Cuando Hamás cometió los salvajes atentados del 7 de octubre sabía que la respuesta que iba a dar Israel sería brutal, desproporcionada y sin ningún miramiento por las vidas de la población civil inocente. Jugó a la estrategia del «cuanto peor, mejor» y por eso en alguna ocasión hemos visto a mujeres de Gaza que enterraban a sus hijos maldiciendo a la organización terrorista palestina.
En el conflicto entre Israel y Palestina se dan un sinfín de elementos que hacen casi imposible su resolución. El fanatismo religioso, por ejemplo, patente en los partidos ultraortodoxos que apoyan a Netanyahu y sobre todo en una Gaza controlada por los yihadistas del Movimiento de Resistencia Islámica, es decir Hamás.
Hay un conflicto territorial como demuestran los colonos israelíes que van recortando las tierras a la Cisjordania palestina.
Aunque israelíes y palestinos son de procedencia semita, ambos se ven como etnias separadas y existe por tanto una componente de racismo en su secular disputa. Puede haber además una parte de aporofobia por parte israelí pues es una sociedad mucho más rica que la palestina.

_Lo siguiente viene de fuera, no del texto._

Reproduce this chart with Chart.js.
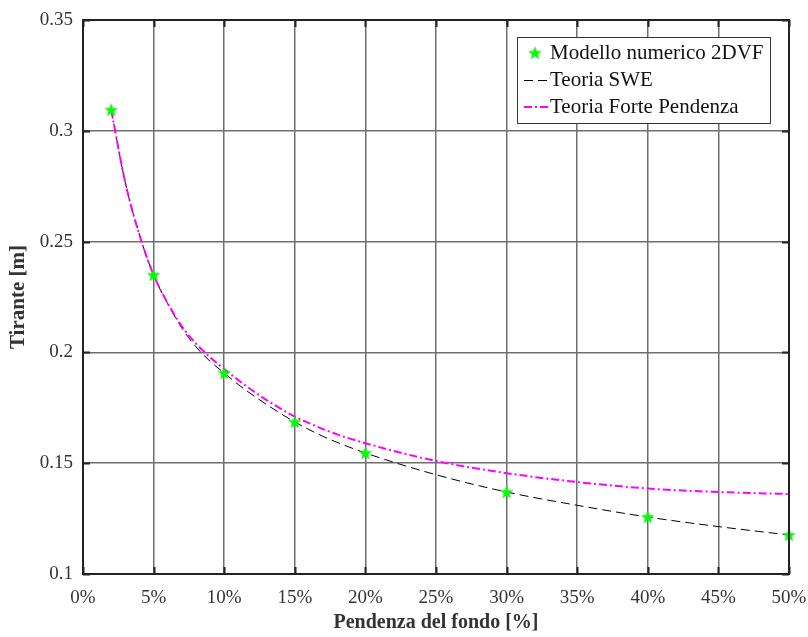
<!DOCTYPE html>
<html>
<head>
<meta charset="utf-8">
<script src="https://cdn.jsdelivr.net/npm/chart.js@4"></script>
<style>
  html, body { margin: 0; padding: 0; background: #fff; }
  #wrap { width: 808px; height: 637px; }
</style>
</head>
<body>
<div id="wrap"><canvas id="c" width="808" height="637"></canvas></div>
<script>
// ---- data ----
const numX = [2, 5, 10, 15, 20, 30, 40, 50];
const numY = [0.3094, 0.2349, 0.1907, 0.1686, 0.1546, 0.1370, 0.1257, 0.1176];

const sweX = [2, 3, 4, 5, 6, 7, 8, 9, 10, 11, 12, 13, 14, 15, 16, 17, 18, 20, 25, 30, 35, 40, 45, 50];
const sweY = [0.3094, 0.2765, 0.2530, 0.2349, 0.2220, 0.2110, 0.2025, 0.1960, 0.1907, 0.1855, 0.1808, 0.1765, 0.1724, 0.1686, 0.1652, 0.1621, 0.1594, 0.1546, 0.1448, 0.1370, 0.1310, 0.1257, 0.1214, 0.1176];

const fpX = [2, 3, 4, 5, 6, 7, 8, 9, 10, 11, 12, 13, 14, 15, 16, 17, 18, 20, 25, 30, 35, 40, 45, 50];
const fpY = [0.3094, 0.2765, 0.2530, 0.2350, 0.2222, 0.2118, 0.2040, 0.1978, 0.1925, 0.1875, 0.1828, 0.1785, 0.1746, 0.1710, 0.1681, 0.1654, 0.1630, 0.1590, 0.1510, 0.1455, 0.1415, 0.1386, 0.1370, 0.1361];

const xTicks = [0, 5, 10, 15, 20, 25, 30, 35, 40, 45, 50];
const xTickLabels = ['0%', '5%', '10%', '15%', '20%', '25%', '30%', '35%', '40%', '45%', '50%'];
const yTicks = [0.1, 0.15, 0.2, 0.25, 0.3, 0.35];
const yTickLabels = ['0.1', '0.15', '0.2', '0.25', '0.3', '0.35'];

const seriesNames = ['Modello numerico 2DVF', 'Teoria SWE', 'Teoria Forte Pendenza'];

// ---- star marker ----
function makeStar(r, color) {
  const s = Math.ceil(r * 2 + 2);
  const cv = document.createElement('canvas');
  cv.width = s; cv.height = s;
  const g = cv.getContext('2d');
  g.beginPath();
  for (let i = 0; i < 10; i++) {
    const rad = i % 2 === 0 ? r : r * 0.42;
    const a = -Math.PI / 2 + i * Math.PI / 5;
    const px = s / 2 + rad * Math.cos(a), py = s / 2 + 0.5 + rad * Math.sin(a);
    if (i === 0) g.moveTo(px, py); else g.lineTo(px, py);
  }
  g.closePath();
  g.fillStyle = color;
  g.fill();
  g.strokeStyle = '#22dd22';
  g.lineWidth = 0.6;
  g.stroke();
  return cv;
}
const starImg = makeStar(6.5, '#00ff00');

const FONT = "'Liberation Serif', 'DejaVu Serif', serif";

const toPts = (xs, ys) => xs.map((x, i) => ({ x: x, y: ys[i] }));

// ---- plugins ----
const framePlugin = {
  id: 'frame',
  afterDatasetsDraw(chart) {
    const { ctx, chartArea: a, scales } = chart;
    ctx.save();
    ctx.strokeStyle = '#222';
    ctx.lineWidth = 2;
    ctx.beginPath();
    xTicks.forEach(v => {
      const px = Math.round(scales.x.getPixelForValue(v)) + 0.5;
      ctx.moveTo(px, a.bottom); ctx.lineTo(px, a.bottom - 7);
      ctx.moveTo(px, a.top); ctx.lineTo(px, a.top + 7);
    });
    yTicks.forEach(v => {
      const py = Math.round(scales.y.getPixelForValue(v)) + 0.5;
      ctx.moveTo(a.left, py); ctx.lineTo(a.left + 7, py);
      ctx.moveTo(a.right, py); ctx.lineTo(a.right - 7, py);
    });
    ctx.stroke();
    ctx.strokeStyle = '#222';
    ctx.lineWidth = 2;
    ctx.strokeRect(a.left, a.top, a.right - a.left, a.bottom - a.top);
    ctx.restore();
  },
  afterDraw(chart) {
    const { ctx } = chart;
    const bx = 517, by = 37, bw = 253, bh = 86;
    ctx.save();
    ctx.fillStyle = '#fff';
    ctx.fillRect(bx, by, bw, bh);
    ctx.strokeStyle = '#333';
    ctx.lineWidth = 1;
    ctx.strokeRect(bx + 0.5, by + 0.5, bw, bh);
    ctx.font = '21px ' + FONT;
    ctx.fillStyle = '#111';
    ctx.textBaseline = 'middle';
    const rows = [53, 80, 107];
    const tx = 550;
    ctx.drawImage(starImg, 535 - starImg.width / 2, rows[0] - starImg.height / 2);
    ctx.fillText(seriesNames[0], tx, rows[0]);
    ctx.strokeStyle = '#000';
    ctx.lineWidth = 1;
    ctx.setLineDash([9, 5]);
    ctx.beginPath(); ctx.moveTo(524, rows[1] + 0.5); ctx.lineTo(548, rows[1] + 0.5); ctx.stroke();
    ctx.fillText(seriesNames[1], tx, rows[1]);
    ctx.strokeStyle = '#ff00ff';
    ctx.lineWidth = 2;
    ctx.setLineDash([8, 3, 2, 3]);
    ctx.beginPath(); ctx.moveTo(524, rows[2]); ctx.lineTo(548, rows[2]); ctx.stroke();
    ctx.setLineDash([]);
    ctx.fillText(seriesNames[2], tx, rows[2]);
    ctx.restore();
  }
};

new Chart(document.getElementById('c'), {
  type: 'scatter',
  data: {
    datasets: [
      {
        label: seriesNames[0],
        data: toPts(numX, numY),
        showLine: false,
        pointStyle: starImg,
        pointRadius: 7,
        clip: false,
        order: 0
      },
      {
        label: seriesNames[2],
        data: toPts(fpX, fpY),
        showLine: true,
        borderColor: '#ff00ff',
        borderWidth: 2,
        borderDash: [8, 3, 2, 3],
        pointRadius: 0,
        cubicInterpolationMode: 'monotone',
        order: 1
      },
      {
        label: seriesNames[1],
        data: toPts(sweX, sweY),
        showLine: true,
        borderColor: '#000000',
        borderWidth: 1,
        borderDash: [9, 5],
        pointRadius: 0,
        cubicInterpolationMode: 'monotone',
        order: 2
      }
    ]
  },
  options: {
    responsive: false,
    animation: false,
    layout: { padding: { top: 20, right: 19, left: 0, bottom: 0 } },
    plugins: { legend: { display: false }, tooltip: { enabled: false } },
    scales: {
      x: {
        type: 'linear',
        min: 0, max: 50,
        afterBuildTicks(scale) { scale.ticks = xTicks.map(v => ({ value: v })); },
        afterFit(scale) { scale.height = 63; scale.paddingLeft = 0; scale.paddingRight = 0; },
        ticks: {
          callback: (v) => xTickLabels[xTicks.indexOf(v)],
          font: { family: FONT, size: 19 },
          color: '#333',
          padding: 13,
          maxRotation: 0
        },
        grid: { color: '#6f6f6f', lineWidth: 1.5, drawTicks: false },
        border: { display: false },
        title: {
          display: true,
          text: 'Pendenza del fondo [%]',
          font: { family: FONT, size: 20, weight: 'bold' },
          color: '#333',
          padding: { top: 0, bottom: 2 }
        }
      },
      y: {
        type: 'linear',
        min: 0.1, max: 0.35,
        afterBuildTicks(scale) { scale.ticks = yTicks.map(v => ({ value: v })); },
        afterFit(scale) { scale.width = 83; scale.paddingTop = 0; scale.paddingBottom = 0; },
        ticks: {
          callback: (v) => yTickLabels[yTicks.findIndex(t => Math.abs(t - v) < 1e-9)],
          font: { family: FONT, size: 19 },
          color: '#333',
          padding: 10
        },
        grid: { color: '#6f6f6f', lineWidth: 1.5, drawTicks: false },
        border: { display: false },
        title: {
          display: true,
          text: 'Tirante [m]',
          font: { family: FONT, size: 21, weight: 'bold' },
          color: '#333',
          padding: { top: 6, bottom: 0 }
        }
      }
    }
  },
  plugins: [framePlugin]
});
</script>
</body>
</html>
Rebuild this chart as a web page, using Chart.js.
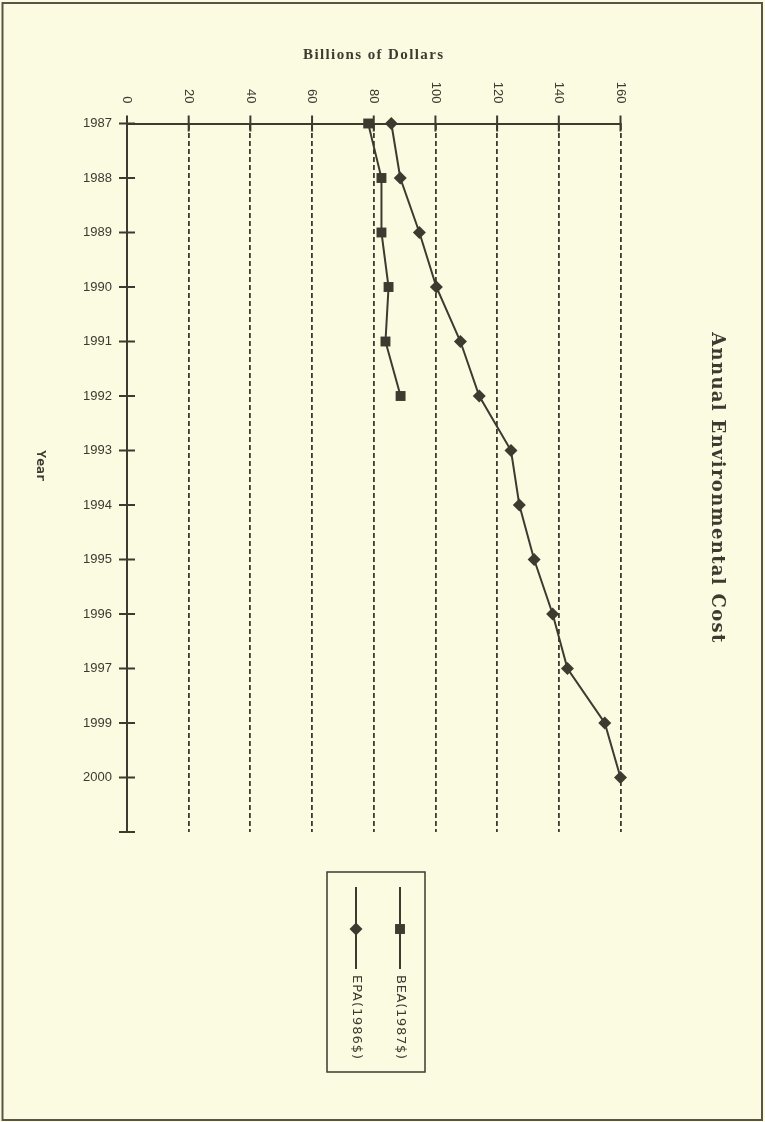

El odio y la venganza entran también en este diabólico cóctel cuyos venenosos efectos quedan potenciados por la división internacional con un Occidente más proclive a la democracia israelí, mientras que el resto de países no esconden sus preferencias por la parte más débil.
Que una dictadura teocrática como Irán apoye a las milicias que combaten a Israel desde Líbano no contribuye en nada a la búsqueda de una paz a la que aspira la mayor parte de la población palestina e israelí y, por supuesto, el resto del Mundo.